Artist Perspectives: Contemporary Jewelry and Ancient Technique is a conversation featuring jewelry designer emiko oye; Nicole Jacquard, associate professor and head of the Jewelry, Metalsmithing program at Indiana University; Anya Kivarkis, artist, associate professor and area head of Jewelry and Metalsmithing at the University of Oregon; and Sasha Nixon, curator of A View from the Jeweler’s Bench: Ancient Treasures, Contemporary Statements.

Nicole Jacquard is an Associate Professor and Head of the Jewelry, Metalsmithing program at Indiana University in Bloomington, IN. Her education includes a bachelor of arts from IU in 1991, and her first MFA from the University of Michigan.

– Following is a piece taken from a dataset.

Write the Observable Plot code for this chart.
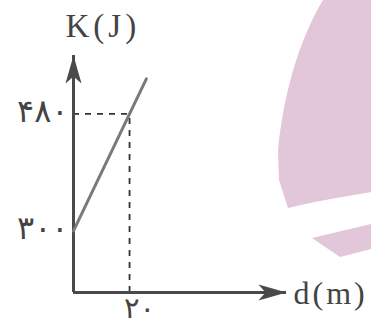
<!DOCTYPE html>
<html>
<head>
<meta charset="utf-8">
<script src="https://cdn.jsdelivr.net/npm/d3@7"></script>
<script src="https://cdn.jsdelivr.net/npm/@observablehq/plot@0.6"></script>
<style>
  html, body { margin: 0; padding: 0; background: #fff; }
  #wrap { position: relative; width: 371px; height: 326px; overflow: hidden; }
  #bg { position: absolute; left: 0; top: 0; }
  #chart { position: absolute; left: 0; top: 0; }
</style>
</head>
<body>
<div id="wrap">
  <svg id="bg" width="371" height="326">
    <path d="M323,0 C305,30 285,80 278,150 L279,180 L288,208 C320,200 350,196 371,192 L371,0 Z" fill="#e2c6d9"/>
    <path d="M312,238 L371,224 L371,249 L340,257 Z" fill="#e2c6d9"/>
  </svg>
  <div id="chart"></div>
</div>
<script>
// Data
const distance = [0, 20, 26];          // d (m)
const energy = [300, 480, 534];        // K (J)
const xTicks = [20];
const xTickLabels = ["۲۰"];
const yTicks = [300, 480];
const yTickLabels = ["۳۰۰", "۴۸۰"];
const xDomain = [0, 76];
const yDomain = [205, 570];
const xAxisLabel = "d(m)";
const yAxisLabel = "K(J)";

const linePts = distance.map((d, i) => ({d, k: energy[i]}));
const guide = {d: xTicks[0], k: yTicks[1]};

// stealth-like filled arrowhead, tip at origin, body extending toward +y
const stealth = {
  draw(ctx, size) {
    const L = 28, W = 8, N = 21;
    ctx.moveTo(0, 0);
    ctx.lineTo(W, L);
    ctx.lineTo(0, N);
    ctx.lineTo(-W, L);
    ctx.closePath();
  }
};

const axisColor = "#4a4a4a";
const fa = "Liberation Serif, Times New Roman, serif";
const faDigits = "DejaVu Sans, Noto Sans, sans-serif";

const fmtX = new Map(xTicks.map((t, i) => [t, xTickLabels[i]]));
const fmtY = new Map(yTicks.map((t, i) => [t, yTickLabels[i]]));

const plot = Plot.plot({
  width: 371,
  height: 326,
  marginLeft: 73,
  marginRight: 85,
  marginTop: 55,
  marginBottom: 34,
  style: {background: "transparent", overflow: "visible"},
  x: {domain: xDomain, axis: null},
  y: {domain: yDomain, axis: null},
  marks: [
    // dashed guides
    Plot.ruleX([guide], {x: "d", y1: yDomain[0], y2: "k", stroke: "#333", strokeWidth: 1.8, strokeDasharray: "6,6"}),
    Plot.ruleY([guide], {y: "k", x1: xDomain[0], x2: "d", stroke: "#333", strokeWidth: 1.8, strokeDasharray: "6,6"}),
    // axes
    Plot.ruleX([xDomain[0]], {y1: yDomain[0], y2: yDomain[1], stroke: axisColor, strokeWidth: 3}),
    Plot.ruleY([yDomain[0]], {x1: xDomain[0], x2: xDomain[1], stroke: axisColor, strokeWidth: 3}),
    Plot.dot([{d: xDomain[0], k: yDomain[1]}], {x: "d", y: "k", symbol: stealth, r: 5, fill: axisColor, stroke: "none", rotate: 0}),
    Plot.dot([{d: xDomain[1], k: yDomain[0]}], {x: "d", y: "k", symbol: stealth, r: 5, fill: axisColor, stroke: "none", rotate: 90}),
    // data line
    Plot.line(linePts, {x: "d", y: "k", stroke: "#7a7a7a", strokeWidth: 3}),
    // tick labels
    Plot.text(yTicks, {x: xDomain[0], y: d => d, text: d => fmtY.get(d), textAnchor: "end", dx: -5, dy: -2, fontSize: 32, fontFamily: faDigits, fill: "#444"}),
    Plot.text(xTicks, {x: d => d, y: yDomain[0], text: d => fmtX.get(d), textAnchor: "middle", dx: 10, dy: 16, fontSize: 29, fontFamily: faDigits, fill: "#444"}),
    // axis titles
    Plot.text([yAxisLabel], {frameAnchor: "top-left", text: d => d, textAnchor: "start", lineAnchor: "bottom", dx: -8, dy: -19, fontSize: 33, fontFamily: fa, fill: "#444"}),
    Plot.text([xAxisLabel], {frameAnchor: "bottom-right", text: d => d, textAnchor: "start", lineAnchor: "middle", dx: 7, dy: 1, fontSize: 32, fontFamily: fa, fill: "#444"})
  ]
});
d3.select(plot).selectAll("text").each(function () {
  const t = this.textContent;
  let ls = null;
  if (yTickLabels.includes(t) || xTickLabels.includes(t)) ls = "7px";
  else if (t === yAxisLabel) ls = "4px";
  else if (t === xAxisLabel) ls = "3px";
  if (ls) { this.setAttribute("letter-spacing", ls); this.style.letterSpacing = ls; }
});
document.getElementById("chart").appendChild(plot);
</script>
</body>
</html>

Nicole received her second MFA in 1995 while on a Fulbright Scholarship to Australia at RMIT University in Melbourne, and in 2004 Nicole returned to RMIT and completed her Ph.D. in Fine Arts. Nicole has had 6 solo exhibitions and participated in over 80 invitational/juried exhibitions in the USA, Europe, Asia + Australia. She has presented over 20 lectures on her work + and has had papers accepted to present at conferences in the UK, Australia, China, + the USA. Her work is published in over 30 of books, catalogues + websites, and her two solo catalogues, Personal Objects: Personal Spaces Catalogue and her self titled catalogue, Nicole Jacquard are both available through Charon Kransen Arts.

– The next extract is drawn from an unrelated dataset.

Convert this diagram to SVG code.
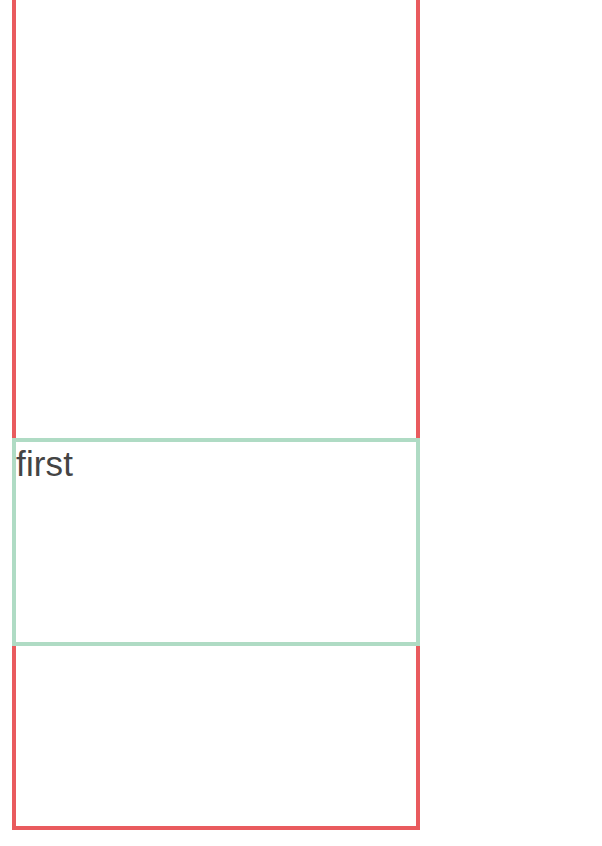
<svg xmlns="http://www.w3.org/2000/svg" width="602" height="846" viewBox="0 0 602 846">
<style>
.outer{fill:none;stroke:#e95b5e;stroke-width:4}
.inner{fill:#ffffff;stroke:#afdbc4;stroke-width:4}
.lbl{font-family:"Liberation Sans",Arial,sans-serif;font-size:35px;fill:#444444}
</style>
<rect width="602" height="846" fill="#ffffff"/>
<g id="outer">
<rect class="outer" x="14" y="-20" width="404" height="848"/>
</g>
<g id="first">
<rect class="inner" x="14" y="440" width="404" height="204"/>
<text class="lbl" x="16" y="476" textLength="57" lengthAdjust="spacing">first</text>
</g>
<g id="connectors"></g>
</svg>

Anya Kivarkis received a BFA in Jewelry & Metalsmithing from the University of Illinois in Champaign-Urbana, and an MFA from the State University of New York in New Paltz in 2004. In 2007, she was the recipient of the Sienna Gallery Emerging Artist Award, and presented the solo exhibition titled, Blind Spot. Recent and upcoming exhibitions include Neo-Palatial: Objects of Virtue and Vice curated by Garth Clark, L’education Sentimentale at the Solidor Art Space in Cagnes Sur Mer, Extreme Beauty at the Glassel School of Art in Houston, Call + Response at the Museum of Contemporary Craft in Portland, The Sting at the Manchester Art Gallery, and The Surrealist Impulse at the Tacoma Art Museum. She has been invited as a Visiting Artist to the University of Georgia, California College of the Arts, the University of Wisconsin in Milwaukee, the PNCA and Oregon College of Art and Craft collaborative graduate program in Applied Craft and Design. Her work is included in collections such as the Tacoma Art Museum, the Samuel Dorsky Museum of Art, The Rotasa Foundation, and the Jordan Schnitzer Museum of Art. She is represented by Sienna Gallery in Lenox, Massachusettes and Galerie Rob Koudijs in the Netherlands.

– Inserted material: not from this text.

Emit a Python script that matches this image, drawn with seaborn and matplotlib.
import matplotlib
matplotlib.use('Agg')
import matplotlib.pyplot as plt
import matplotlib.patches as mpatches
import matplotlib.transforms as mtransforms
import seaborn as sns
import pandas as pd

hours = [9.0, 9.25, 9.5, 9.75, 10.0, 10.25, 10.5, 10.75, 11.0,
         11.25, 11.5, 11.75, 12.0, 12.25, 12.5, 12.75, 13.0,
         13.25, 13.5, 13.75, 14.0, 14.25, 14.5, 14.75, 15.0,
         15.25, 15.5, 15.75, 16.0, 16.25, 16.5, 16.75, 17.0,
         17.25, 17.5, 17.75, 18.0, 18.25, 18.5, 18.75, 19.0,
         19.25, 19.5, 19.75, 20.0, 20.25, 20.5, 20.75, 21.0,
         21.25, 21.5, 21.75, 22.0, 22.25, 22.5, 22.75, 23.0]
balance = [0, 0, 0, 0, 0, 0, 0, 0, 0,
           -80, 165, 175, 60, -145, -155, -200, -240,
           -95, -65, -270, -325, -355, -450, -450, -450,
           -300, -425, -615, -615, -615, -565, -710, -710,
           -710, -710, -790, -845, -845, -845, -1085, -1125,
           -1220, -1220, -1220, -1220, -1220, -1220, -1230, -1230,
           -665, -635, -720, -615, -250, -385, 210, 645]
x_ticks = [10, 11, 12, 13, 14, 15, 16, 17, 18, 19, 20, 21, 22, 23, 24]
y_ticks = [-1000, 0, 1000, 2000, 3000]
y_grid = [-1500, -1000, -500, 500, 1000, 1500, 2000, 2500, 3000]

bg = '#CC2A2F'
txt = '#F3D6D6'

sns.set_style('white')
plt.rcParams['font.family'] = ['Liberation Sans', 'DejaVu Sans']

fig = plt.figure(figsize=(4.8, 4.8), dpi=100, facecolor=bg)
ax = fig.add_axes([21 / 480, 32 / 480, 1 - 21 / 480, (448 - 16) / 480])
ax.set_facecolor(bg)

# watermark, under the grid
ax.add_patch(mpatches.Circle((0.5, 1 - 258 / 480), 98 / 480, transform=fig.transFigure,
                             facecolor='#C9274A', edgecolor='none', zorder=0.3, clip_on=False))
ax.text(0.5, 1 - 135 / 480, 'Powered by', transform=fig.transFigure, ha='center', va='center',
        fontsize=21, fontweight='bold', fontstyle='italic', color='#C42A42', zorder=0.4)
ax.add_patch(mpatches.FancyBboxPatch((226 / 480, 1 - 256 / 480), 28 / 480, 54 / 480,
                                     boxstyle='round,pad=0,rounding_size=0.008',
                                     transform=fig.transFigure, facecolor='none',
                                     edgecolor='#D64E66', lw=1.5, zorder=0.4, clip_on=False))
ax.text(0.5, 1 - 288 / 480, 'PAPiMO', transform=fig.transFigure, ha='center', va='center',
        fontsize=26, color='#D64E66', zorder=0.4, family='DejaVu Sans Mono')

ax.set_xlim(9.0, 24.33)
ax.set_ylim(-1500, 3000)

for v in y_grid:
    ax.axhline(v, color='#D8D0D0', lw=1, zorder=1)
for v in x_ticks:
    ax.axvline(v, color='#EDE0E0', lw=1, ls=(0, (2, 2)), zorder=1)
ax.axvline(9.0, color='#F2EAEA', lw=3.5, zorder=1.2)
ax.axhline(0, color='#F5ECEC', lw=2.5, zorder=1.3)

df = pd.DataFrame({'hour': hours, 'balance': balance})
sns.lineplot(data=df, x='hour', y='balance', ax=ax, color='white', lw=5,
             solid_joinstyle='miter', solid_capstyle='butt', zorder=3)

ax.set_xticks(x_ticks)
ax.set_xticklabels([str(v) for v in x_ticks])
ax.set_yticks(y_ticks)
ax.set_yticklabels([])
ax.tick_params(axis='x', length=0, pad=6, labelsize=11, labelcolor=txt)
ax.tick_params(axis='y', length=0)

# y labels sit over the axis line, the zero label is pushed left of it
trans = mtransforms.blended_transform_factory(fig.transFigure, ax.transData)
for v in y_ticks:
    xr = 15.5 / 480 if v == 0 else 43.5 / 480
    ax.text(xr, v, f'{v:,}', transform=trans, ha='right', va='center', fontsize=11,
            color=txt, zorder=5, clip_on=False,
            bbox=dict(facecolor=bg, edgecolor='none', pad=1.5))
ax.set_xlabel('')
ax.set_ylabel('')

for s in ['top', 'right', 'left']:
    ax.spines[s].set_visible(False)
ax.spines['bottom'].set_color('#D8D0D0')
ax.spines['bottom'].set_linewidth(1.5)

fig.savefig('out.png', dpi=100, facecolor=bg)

Sasha Nixon is a curator, jewelry historian, and practicing metalsmith. She received her MA from Bard Graduate Center in May of 2018. Her exhibition proposal, which was part of her final qualifying paper, was chosen for presentation via a competitive selection process. A panel of faculty members and the Director of the Bard Graduate Center Gallery chose her proposal for its scholastic merit and curatorial insight into the history of jewelry. Nixon’s exhibition will be the first in a series of exhibitions curated by recent graduates that Bard Graduate Center is launching to celebrate its 25th Anniversary.

emiko oye
is a San Francisco based artist. Inspired by haute couture, art history, New Wave/Pop music and everything Bowie, emiko oye creates colorful hand-crafted art jewelry from repurposedLEGO®. She thrives on the challenge of taking what’s familiar and turning it on its head to transform the mundane into a conversation-sparking experience. Using jewelry as a vehicle to tap back into the nostalgic root of childhood, to unearth memory through the tactile. She’s delighted by similarities found in both LEGO® and jewelry: hands-on-story-telling capabilities, increased value with vintage, dedicated collectors, family heirloom. By utilizing an unexpected but universally familiar material such as LEGO® in her jewelry, the onlooker is lured in by his/her own narrative, creating an immediate, personal engagement with the work and likely to share their joyful experience with others.